There is one theoretical reservation about this conclusion. Humans—especially humans learning intentionally—have encountered a lifetime of instruction and bias toward rule-based solutions to the grouping and categorization problems posed by life and the educational system. Humans probably have highly trained and entrained learning sets to test hypotheses and to find and adopt rule-based strategies, especially under the clear instructions that characterized the intentional learning condition here. Monkeys surely lack that lifetime experience, and moreover one cannot instruct monkeys as directly as one can instruct humans. Possibly, therefore, we are seeing in the performance of humans this cultural-educational training in operation. (One could explain the developmental progression toward CA responding using this same mechanism and invoking the advent of school at about age 5 for children). It is an interesting chicken-egg problem: do humans appreciate dimensional rules and solutions strongly because of their cultural-educational systems, or do cultural-educational systems appreciate rules because of humans’ cognitive makeup? Perhaps the structural features of the rule-based categorization system in the brain – which probably predate educational systems—break the tie in favor of an interpretation based in humans’ cognitive makeup.

This discussion raises an interesting issue regarding the evolution of systems of categorization in the primates. The comparative results suggest that there may have been a categorization system, mediated by processes within the striatum or basal ganglion, that was shared broadly across the primates and from which the human categorization system arose. Human extended this system by amplification, through a highly developed capacity for sharper, focused attention in category tasks using hypothesis testing and rule-based solutions.

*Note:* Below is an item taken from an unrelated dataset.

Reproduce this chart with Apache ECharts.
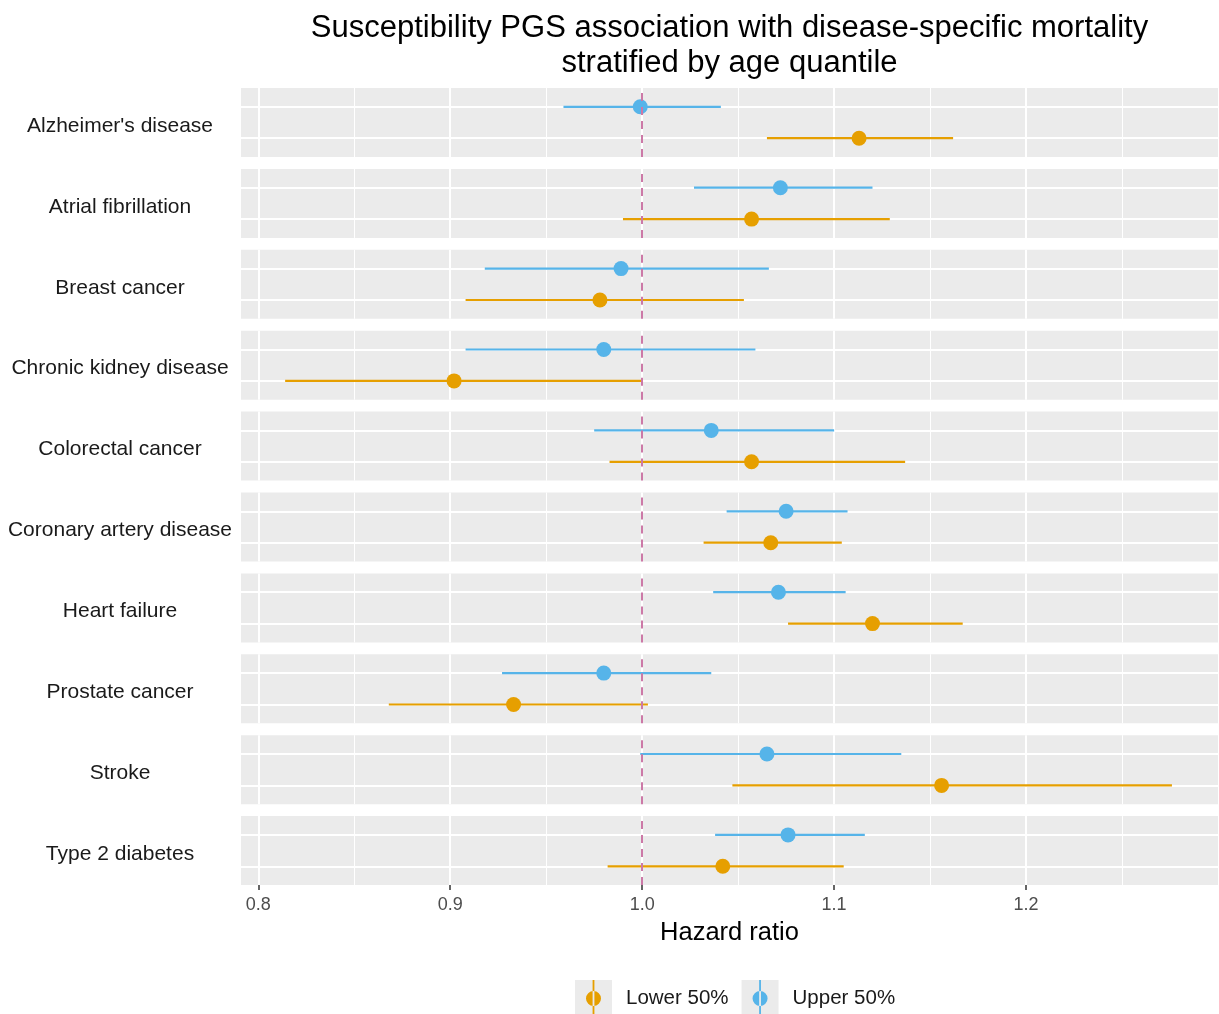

We conclude by pointing out that there are many substantial benefits to this additional capacity once developed by humans. It could aid in the memory of categories or problem solutions from situation to situation, by coding them as simply as possible. This could improve the performance of ecological category tasks and support the efficiency and safety of foraging. Notice that even in the present, non-ecological studies here, rule-using humans were highly accurate, but FR-responding humans (incidental learners) and FR-responding monkeys were less accurate. It should also be noted that

The benefits of CA strategies and rule use could have a critical communicative and cultural role. A human CA processer could teach conspecifics or offspring a simple, single-dimensional, explicit rule – for example, “leaves of three, let it be” to explain the avoidance behavior for poison ivy. A hypothesis that is well-tested by generations of humans, or even by one human, can be directly communicated and is therefore immediately available to others. Cultural transmission and cultural advances can be substantially accelerated in this way. In contrast, an FR categorizer might have to communicate a category’s intension by presenting many exemplars or by attempting a probabilistic featural description that was far less parsimonious. In a sense, a category understood by family-resemblance relationships is more private and perceptual, useful to a single individual but less communicable. Indeed, humans often have great difficulty expressing why they perform as they do when they perform complex FR tasks using dot distortions, artificial grammars, and even multi-dimensional tasks such as those used here. Therefore, categories of this kind might tend to slow cultural transmission and advancement. In fact, it is well known that apes and monkeys, compared to humans, communicate far less about rules, roles, and functions in tool-use and problem-solving situations, and this is often used to explain why the culture of nonhuman primates displays such profound stasis. Each individual has to relearn, on its own, the cognitive knowledge toolkit of the species, whereas humans can transmit this cognitive toolkit directly and quickly. Thus, one sees that the human evolution toward the confluence of rules, communication, and language likely had multiple benefits that are well illustrated from the perspective of categorization.